Saudi energy minister Prince Abdulaziz bin Salman will have to tread a fine line in enforcing compliance, while not upsetting members too much, particularly with close ally UAE undermining his pressure campaign, one delegate said on condition of anonymity.

"The Saudis are going to push them to comply, [but] there are a lot of angry countries," the delegate said.

Another delegate said he expects the talks over compliance and future compensation cuts to be "complicated."

Gloomy forecasts

The JMMC is tasked with monitoring market conditions, tracking member compliance and recommending any changes to the OPEC+ deal, if needed.

Its meeting comes as the International Energy Agency, the US Energy Information Administration and OPEC itself have downgraded their global oil demand forecasts, seeing a much weaker recovery.

In its latest monthly oil market report on Sept. 14, OPEC projected that 2020 oil demand would come in 400,000 b/d lower than it had predicted in August, while 2021 was revised down by about 770,000 b/d.

"From the OPEC monthly outlook, you can easily make [out] that demand will not come back," a third delegate said. "The concern will be the pace of demand growth until it is back."

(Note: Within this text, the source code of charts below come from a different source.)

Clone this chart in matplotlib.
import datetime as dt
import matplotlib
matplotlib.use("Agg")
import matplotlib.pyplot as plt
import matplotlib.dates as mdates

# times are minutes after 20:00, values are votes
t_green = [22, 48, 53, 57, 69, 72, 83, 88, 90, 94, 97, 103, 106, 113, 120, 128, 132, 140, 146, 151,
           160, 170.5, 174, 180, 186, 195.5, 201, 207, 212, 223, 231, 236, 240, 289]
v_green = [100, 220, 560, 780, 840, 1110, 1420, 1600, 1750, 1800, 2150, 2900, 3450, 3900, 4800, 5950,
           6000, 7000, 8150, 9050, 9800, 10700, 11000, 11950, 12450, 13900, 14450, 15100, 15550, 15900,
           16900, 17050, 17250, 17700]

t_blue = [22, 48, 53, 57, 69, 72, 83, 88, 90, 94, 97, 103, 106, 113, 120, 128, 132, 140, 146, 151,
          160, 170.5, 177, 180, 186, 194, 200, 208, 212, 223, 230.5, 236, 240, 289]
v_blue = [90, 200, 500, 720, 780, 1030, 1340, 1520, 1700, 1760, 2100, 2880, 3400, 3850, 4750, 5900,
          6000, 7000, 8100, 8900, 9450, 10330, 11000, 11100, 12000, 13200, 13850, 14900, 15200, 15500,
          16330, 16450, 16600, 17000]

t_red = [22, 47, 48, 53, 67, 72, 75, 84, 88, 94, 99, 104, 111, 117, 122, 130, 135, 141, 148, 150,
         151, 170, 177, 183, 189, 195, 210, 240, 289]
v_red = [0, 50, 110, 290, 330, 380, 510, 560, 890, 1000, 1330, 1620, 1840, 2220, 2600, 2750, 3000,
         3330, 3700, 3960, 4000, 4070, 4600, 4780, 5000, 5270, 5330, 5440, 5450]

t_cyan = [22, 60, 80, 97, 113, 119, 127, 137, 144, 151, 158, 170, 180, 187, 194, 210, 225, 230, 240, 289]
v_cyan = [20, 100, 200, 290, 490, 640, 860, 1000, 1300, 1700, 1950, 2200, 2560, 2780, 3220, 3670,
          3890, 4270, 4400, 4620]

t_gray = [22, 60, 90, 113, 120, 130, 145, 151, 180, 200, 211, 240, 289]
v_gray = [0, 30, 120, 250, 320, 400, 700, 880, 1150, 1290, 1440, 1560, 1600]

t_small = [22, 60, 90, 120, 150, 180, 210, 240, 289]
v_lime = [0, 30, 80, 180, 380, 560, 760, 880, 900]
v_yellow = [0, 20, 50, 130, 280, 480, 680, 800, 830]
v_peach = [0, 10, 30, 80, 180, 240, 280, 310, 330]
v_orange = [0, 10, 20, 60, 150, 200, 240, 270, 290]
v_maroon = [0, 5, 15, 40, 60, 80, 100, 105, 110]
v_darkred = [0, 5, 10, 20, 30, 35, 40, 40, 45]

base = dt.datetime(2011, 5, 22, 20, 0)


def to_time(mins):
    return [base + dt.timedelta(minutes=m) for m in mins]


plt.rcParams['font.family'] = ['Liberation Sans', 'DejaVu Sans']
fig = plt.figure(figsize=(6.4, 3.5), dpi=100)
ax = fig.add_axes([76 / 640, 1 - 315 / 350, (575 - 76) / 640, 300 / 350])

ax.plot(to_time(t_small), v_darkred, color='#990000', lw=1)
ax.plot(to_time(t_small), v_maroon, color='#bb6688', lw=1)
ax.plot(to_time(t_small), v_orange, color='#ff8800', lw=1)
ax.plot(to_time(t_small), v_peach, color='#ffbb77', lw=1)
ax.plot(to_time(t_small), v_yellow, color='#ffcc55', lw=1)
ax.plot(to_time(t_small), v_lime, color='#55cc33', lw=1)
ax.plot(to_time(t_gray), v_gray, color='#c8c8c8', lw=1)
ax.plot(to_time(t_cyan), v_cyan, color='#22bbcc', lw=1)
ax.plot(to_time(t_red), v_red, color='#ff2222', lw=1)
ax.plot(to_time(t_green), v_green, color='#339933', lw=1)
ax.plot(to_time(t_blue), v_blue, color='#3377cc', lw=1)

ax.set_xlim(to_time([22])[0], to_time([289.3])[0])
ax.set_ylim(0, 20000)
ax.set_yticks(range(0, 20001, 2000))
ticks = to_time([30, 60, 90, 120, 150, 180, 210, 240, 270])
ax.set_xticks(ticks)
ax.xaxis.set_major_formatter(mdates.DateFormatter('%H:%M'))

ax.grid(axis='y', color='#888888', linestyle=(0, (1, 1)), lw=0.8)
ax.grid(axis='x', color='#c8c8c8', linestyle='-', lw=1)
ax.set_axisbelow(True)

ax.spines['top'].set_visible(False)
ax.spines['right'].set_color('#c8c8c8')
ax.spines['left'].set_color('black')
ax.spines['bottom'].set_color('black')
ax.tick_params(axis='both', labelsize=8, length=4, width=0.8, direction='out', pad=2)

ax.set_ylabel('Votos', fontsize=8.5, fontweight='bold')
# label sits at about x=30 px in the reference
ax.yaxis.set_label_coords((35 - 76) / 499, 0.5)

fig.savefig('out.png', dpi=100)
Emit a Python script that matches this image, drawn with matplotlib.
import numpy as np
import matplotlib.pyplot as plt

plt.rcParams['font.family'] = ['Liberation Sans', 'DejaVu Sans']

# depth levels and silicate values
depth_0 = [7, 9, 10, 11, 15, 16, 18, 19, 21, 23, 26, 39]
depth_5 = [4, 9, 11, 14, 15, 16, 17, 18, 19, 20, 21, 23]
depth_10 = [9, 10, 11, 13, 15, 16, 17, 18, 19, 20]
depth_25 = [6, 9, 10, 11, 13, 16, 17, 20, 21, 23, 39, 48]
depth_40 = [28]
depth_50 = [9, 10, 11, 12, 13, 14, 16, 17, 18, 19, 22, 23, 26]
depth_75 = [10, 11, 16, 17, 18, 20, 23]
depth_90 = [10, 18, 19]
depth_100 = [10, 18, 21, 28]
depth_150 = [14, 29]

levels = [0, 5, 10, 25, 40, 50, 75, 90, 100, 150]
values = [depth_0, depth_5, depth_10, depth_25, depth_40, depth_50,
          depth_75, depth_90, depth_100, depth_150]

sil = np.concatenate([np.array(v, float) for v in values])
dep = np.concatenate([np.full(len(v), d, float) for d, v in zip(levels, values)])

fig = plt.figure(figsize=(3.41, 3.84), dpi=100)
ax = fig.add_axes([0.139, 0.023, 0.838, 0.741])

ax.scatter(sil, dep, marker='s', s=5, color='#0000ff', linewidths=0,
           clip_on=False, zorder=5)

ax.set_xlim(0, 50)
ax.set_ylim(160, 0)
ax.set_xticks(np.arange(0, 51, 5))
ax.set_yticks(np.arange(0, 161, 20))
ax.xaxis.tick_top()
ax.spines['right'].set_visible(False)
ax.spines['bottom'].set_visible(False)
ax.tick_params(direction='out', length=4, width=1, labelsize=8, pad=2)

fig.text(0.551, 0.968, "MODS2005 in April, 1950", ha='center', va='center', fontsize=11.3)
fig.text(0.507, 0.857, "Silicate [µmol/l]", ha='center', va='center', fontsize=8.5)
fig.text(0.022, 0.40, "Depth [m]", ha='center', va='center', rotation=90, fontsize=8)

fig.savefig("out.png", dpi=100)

On the supply side, US production could rebound faster than previously expected, the OPEC report stated, while Libya could be a wildcard in the months ahead.

Rebel militia leader Khalifa Haftar has said his Libyan National Army could drop an oil blockade of the country's ports, in place since January, that has caused about 1 million b/d of its crude production to be shut in.

The LNA in August agreed to a ceasefire with the UN-backed Government of National Accord, though state-owned National Oil Corp. has yet to lift a force majeure on crude exports.

Any return of Libyan barrels would make the OPEC+ coalition's market rebalancing job more challenging, at a time when it is already grappling with how to manage struggling global oil demand.